• Work to be completed: Extract everything from the first line through the line with "from bokeh.resources import INLINE", both ends included, except for any pictures.

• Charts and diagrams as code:

════════

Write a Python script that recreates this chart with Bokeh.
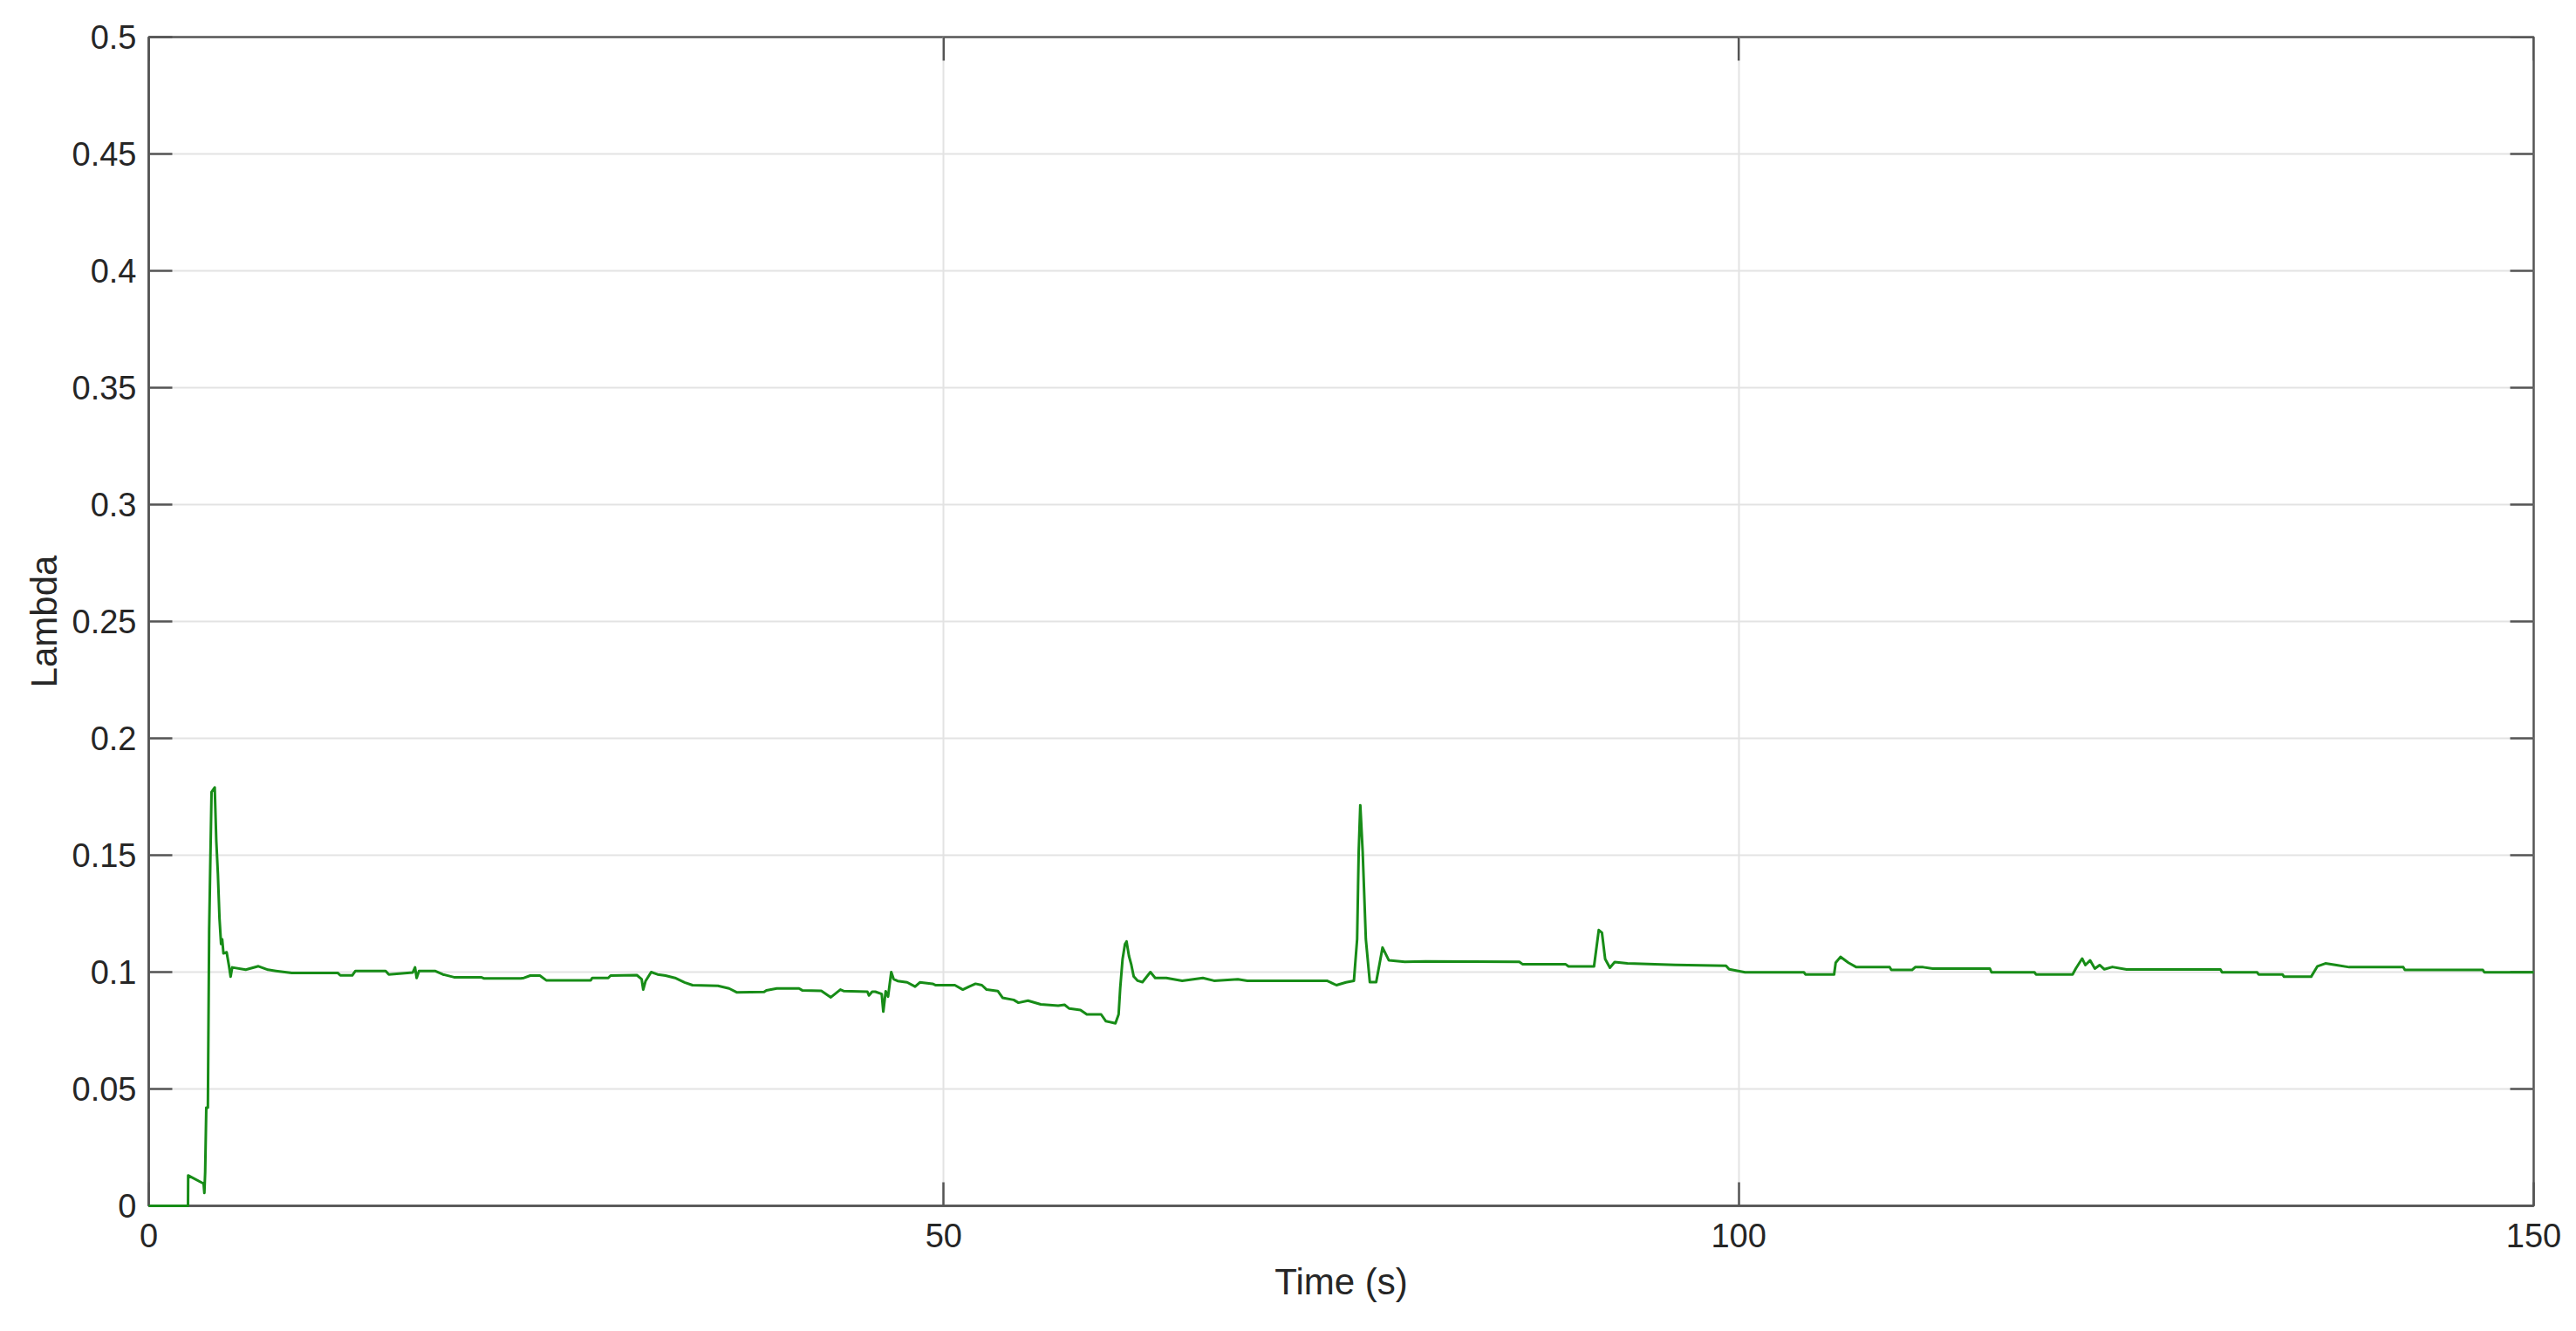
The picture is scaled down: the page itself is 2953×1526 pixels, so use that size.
import math
from bokeh.plotting import figure
from bokeh.models import Range1d, FixedTicker
from bokeh.embed import file_html
from bokeh.resources import INLINE

# ---- data ----
time_s = [0, 2.47, 2.48, 3.45, 3.50, 3.55, 3.62, 3.72, 3.80, 3.95, 4.15, 4.25, 4.35, 4.45, 4.55,
          4.62, 4.70, 4.90, 5.05, 5.15, 5.25, 6.10, 6.9, 7.5, 8.0, 9.0, 11.9, 12.05, 12.8, 13.0,
          14.9, 15.1, 16.6, 16.75, 16.85, 17.0, 18.0, 18.5, 19.2, 20.9, 21.07, 23.4, 23.6, 24.0,
          24.6, 25.0, 27.8, 27.9, 28.9, 29.05, 30.7, 31.0, 31.1, 31.25, 31.6, 32.0, 32.5, 33.1,
          33.7, 34.2, 35.8, 36.5, 37.0, 38.7, 38.85, 39.5, 40.9, 41.1, 42.3, 42.9, 43.5, 43.7,
          45.2, 45.3, 45.5, 45.7, 46.1, 46.2, 46.35, 46.5, 46.7, 46.85, 47.1, 47.7, 48.2, 48.5,
          49.3, 49.5, 50.7, 51.2, 51.6, 52.0, 52.4, 52.7, 53.4, 53.7, 54.4, 54.7, 55.3, 56.1,
          57.2, 57.6, 57.9, 58.6, 59.0, 59.9, 60.2, 60.8, 61.0, 61.1, 61.25, 61.4, 61.5, 61.65,
          61.8, 61.95, 62.2, 62.5, 63.0, 63.3, 64.0, 65.0, 66.3, 67.0, 68.5, 69.1, 74.1, 74.7,
          75.3, 75.8, 76.0, 76.1, 76.2, 76.35, 76.55, 76.8, 77.2, 77.6, 78.0, 79.0, 80.3, 86.2,
          86.4, 89.1, 89.3, 90.9, 91.2, 91.4, 91.6, 91.9, 92.2, 93.0, 96.0, 99.2, 99.4, 100.4,
          104.1, 104.2, 106.0, 106.1, 106.4, 106.9, 107.4, 109.5, 109.6, 110.9, 111.1, 111.6,
          112.2, 115.8, 115.9, 118.6, 118.7, 121.0, 121.2, 121.6, 121.8, 122.1, 122.4, 122.7,
          123.0, 123.5, 124.4, 130.3, 130.4, 132.6, 132.7, 134.2, 134.3, 136.0, 136.4, 136.9,
          137.6, 138.4, 141.8, 141.9, 146.8, 146.9, 150.0]
lambda_v = [0, 0, 0.013, 0.0095, 0.0055, 0.0145, 0.042, 0.042, 0.118, 0.177, 0.179, 0.156, 0.142,
            0.123, 0.112, 0.114, 0.108, 0.1085, 0.1025, 0.098, 0.102, 0.101, 0.1025, 0.101, 0.1005,
            0.0996, 0.0996, 0.0986, 0.0986, 0.1005, 0.1005, 0.0990, 0.0998, 0.102, 0.0975, 0.1005,
            0.1005, 0.099, 0.0978, 0.0978, 0.0973, 0.0973, 0.0975, 0.0985, 0.0985, 0.0965, 0.0965,
            0.0975, 0.0975, 0.0985, 0.0987, 0.0970, 0.0925, 0.0962, 0.1000, 0.0990, 0.0985, 0.0975,
            0.0956, 0.0944, 0.0941, 0.0930, 0.0913, 0.0915, 0.0922, 0.0930, 0.0930, 0.0922, 0.0920,
            0.0892, 0.0925, 0.0919, 0.0916, 0.0900, 0.0916, 0.0916, 0.0906, 0.0831, 0.0918, 0.0895,
            0.1000, 0.0970, 0.0962, 0.0956, 0.0938, 0.0956, 0.0950, 0.0944, 0.0944, 0.0925, 0.0938,
            0.0950, 0.0944, 0.0925, 0.0919, 0.0890, 0.0881, 0.0869, 0.0878, 0.0862, 0.0856, 0.0860,
            0.0844, 0.0838, 0.0819, 0.0819, 0.0790, 0.0781, 0.0819, 0.0931, 0.1056, 0.1119, 0.1131,
            0.1069, 0.1031, 0.0981, 0.0963, 0.0957, 0.1000, 0.0975, 0.0975, 0.0963, 0.0975, 0.0963,
            0.0969, 0.0963, 0.0963, 0.0944, 0.0956, 0.0963, 0.1140, 0.1515, 0.1714, 0.1515, 0.1140,
            0.0957, 0.0957, 0.1105, 0.1050, 0.1044, 0.1046, 0.1044, 0.1034, 0.1034, 0.1024, 0.1024,
            0.1180, 0.1168, 0.1056, 0.1019, 0.1043, 0.1037, 0.1031, 0.1027, 0.1012, 0.0999, 0.0999,
            0.0990, 0.0990, 0.1040, 0.1065, 0.1040, 0.1021, 0.1021, 0.1009, 0.1009, 0.1021, 0.1021,
            0.1015, 0.1015, 0.0999, 0.0999, 0.0990, 0.0990, 0.1015, 0.1058, 0.1030, 0.1050, 0.1015,
            0.1030, 0.1012, 0.1022, 0.1011, 0.1011, 0.0999, 0.0999, 0.0990, 0.0990, 0.0980, 0.0980,
            0.1025, 0.1037, 0.1030, 0.1021, 0.1021, 0.1009, 0.1009, 0.0999, 0.0999]

x_ticks = [0, 50, 100, 150]
y_ticks = [0, 0.05, 0.1, 0.15, 0.2, 0.25, 0.3, 0.35, 0.4, 0.45, 0.5]
y_tick_labels = ["0", "0.05", "0.1", "0.15", "0.2", "0.25", "0.3", "0.35", "0.4", "0.45", "0.5"]
x_label = "Time (s)"
y_label = "Lambda"

X_MIN, X_MAX = 0, 150
Y_MIN, Y_MAX = 0, 0.5

FONT = "Liberation Sans"
TXT = "#262626"
AX = "#555555"
TICK_LEN = 27

p = figure(width=2937, height=1510, output_backend="svg", toolbar_location=None,
           x_range=Range1d(X_MIN, X_MAX), y_range=Range1d(Y_MIN, Y_MAX),
           min_border_left=170, min_border_right=33, min_border_top=42, min_border_bottom=128)
p.outline_line_color = AX
p.outline_line_width = 2.5
p.background_fill_color = "white"
p.border_fill_color = "white"

xt = FixedTicker(ticks=x_ticks, minor_ticks=[])
yt = FixedTicker(ticks=y_ticks, minor_ticks=[])

p.xgrid.ticker = xt
p.ygrid.ticker = yt
for g in (p.xgrid[0], p.ygrid[0]):
    g.grid_line_color = "#e3e3e3"
    g.grid_line_width = 2

# top and right inward ticks (box style)
p.ray(x=x_ticks, y=[Y_MAX] * len(x_ticks), length=TICK_LEN, length_units="screen",
      angle=-math.pi / 2, line_color=AX, line_width=2.5)
p.ray(x=[X_MAX] * len(y_ticks), y=y_ticks, length=TICK_LEN, length_units="screen",
      angle=math.pi, line_color=AX, line_width=2.5)

line = p.line(time_s, lambda_v, line_color="#178c17", line_width=3, line_join="round")
line.level = "overlay"


def style(ax, ticker):
    ax.ticker = ticker
    ax.major_tick_in = TICK_LEN
    ax.major_tick_out = 0
    ax.minor_tick_in = 0
    ax.minor_tick_out = 0
    ax.axis_line_color = AX
    ax.axis_line_width = 2.5
    ax.major_tick_line_color = AX
    ax.major_tick_line_width = 2.5
    ax.major_label_text_font = FONT
    ax.major_label_text_color = TXT
    ax.major_label_text_font_size = "38px"
    ax.axis_label_text_font = FONT
    ax.axis_label_text_color = TXT
    ax.axis_label_text_font_style = "normal"
    ax.axis_label_text_font_size = "42px"


xa = p.xaxis[0]
style(xa, xt)
xa.axis_label = x_label
xa.major_label_standoff = 20
xa.axis_label_standoff = 13

ya = p.yaxis[0]
style(ya, yt)
ya.axis_label = y_label
ya.major_label_standoff = 14
ya.axis_label_standoff = 6
ya.major_label_overrides = {t: s for t, s in zip(y_ticks, y_tick_labels)}

open("out.html", "w").write(file_html(p, INLINE))
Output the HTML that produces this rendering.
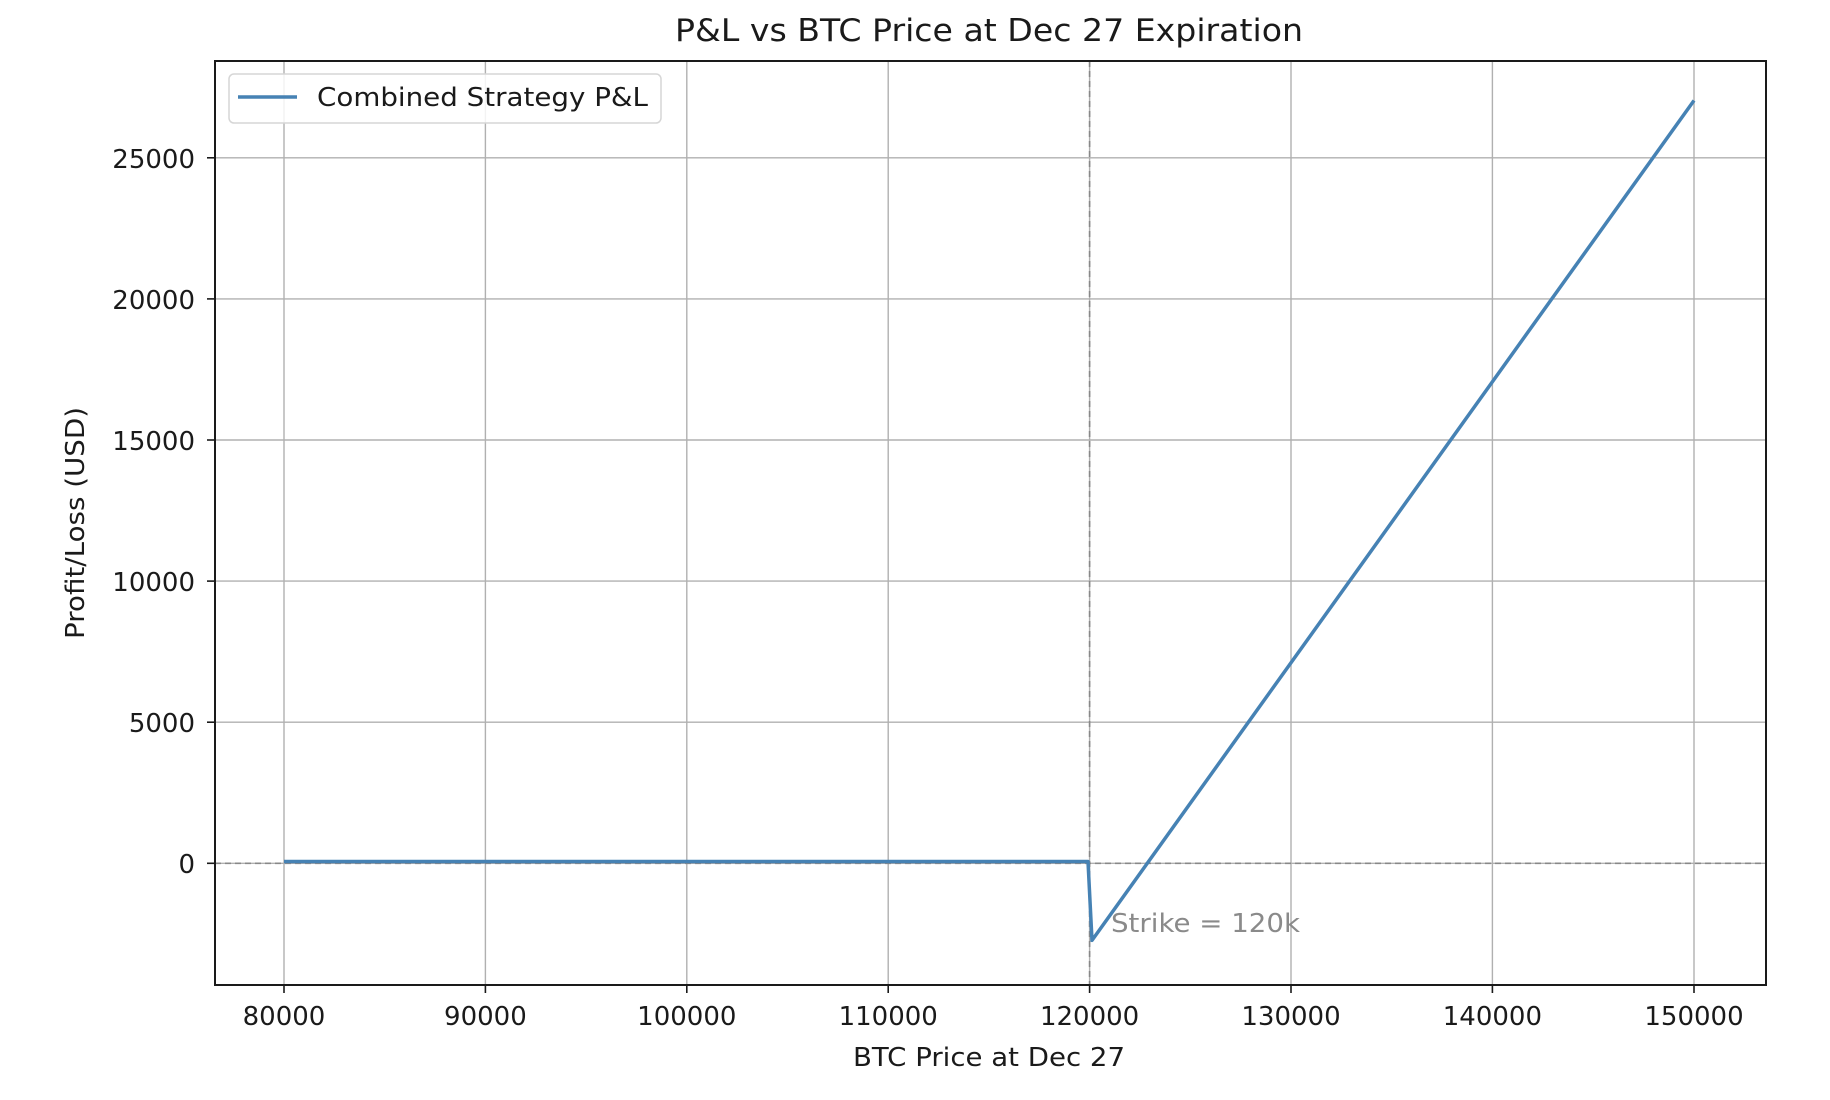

════════

• In response:
Write a Python script that recreates this chart with Bokeh.
The picture is scaled down: the page itself is 2953×1526 pixels, so use that size.
import math
from bokeh.plotting import figure
from bokeh.models import Range1d, FixedTicker
from bokeh.embed import file_html
from bokeh.resources import INLINE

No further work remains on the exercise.